Do you have any tile placement games you’ve enjoyed?  What is it you like about them?  Do you like the difficult process of deciding which tiles to place and where, such as Go or Scrabble?  Do you prefer playing on a game board of your own construction, such as Zombies!!!?  What about the loose diplomacy and planning behind a game of Carcassonne?

Wiki Experiment, Part One

Wednesday, October 10th, 2007

As I mentioned recently, I’m looking for a collaborative, online design tool. I’ve decided to try out TWiki, a wiki with so many plugins it looks like you can do anything. For example, I’d talked about wanting the ability to draw, and there’s a diagramming tool. It’s a long way from a notebook and a pen, but maybe it’ll have its advantages.

So far, the results aren’t terribly encouraging. It took several hours to get TWiki up and running with the appropriate plugins and security settings, and I had to have my host install a module (which they did promptly, and for free!). Now that it’s up, the idea of fighting the Wiki language or the WYSIWYG plugin’s quirks just makes me want to retreat back to the notebook. I fight that inclination long enough to mess with the wiki for a few minutes, and then I give up design work altogether.

Maybe the payoff is down the line, when I’ve figured out the wiki and I’ve opened it up to friends. Hopefully I can get to that point.

Collaborative Design Tool?

Sunday, September 30th, 2007

My design up to this point has been in notebooks.  There are a few qualities I really like about them:

  • Diagramming is easy.  I don’t have to conform all of my thoughts to paragraph structure.
  • They don’t require a computer (my laptop is heavy).
  •  It’s easy to peruse old entries (I date all of them), so I can see what I was thinking a couple years ago.

There are also some shortcomings to my pen and notebook system, the bolded ones being the most important:

  • They’re disorganized and unsearchable.  If I’m designing several things, either all the designs get mixed up in the same notebook, or I have to keep a stack of different project notebooks on hand.
  • They’re not backed up.  I’d better not lose those notebooks.
  • They’re difficult to discuss.   If I want to get feedback, I have to gather some friends together and discuss the ideas, or write up some ideas all over again in email format.
  • They’re not collaborative.  If other people come up with great ideas during those discussions, they don’t end up in the notebook, and I’m likely to forget them.

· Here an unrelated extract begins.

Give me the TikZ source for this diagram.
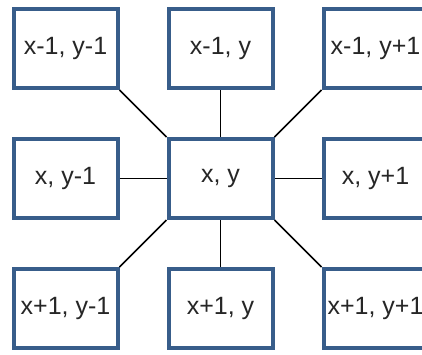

I’ve decided I should probably move to software design tools, even if I have to give up some of the positives such as easy diagramming.  My first thought was a wiki: they’re easy to set up, and collaborative.  (I’d only be giving a few trusted people access.)  Is there something better out there?  Something more tuned towards design, perhaps?  I know there are tons of teamwork tools out there, but I’m not sure where to start looking.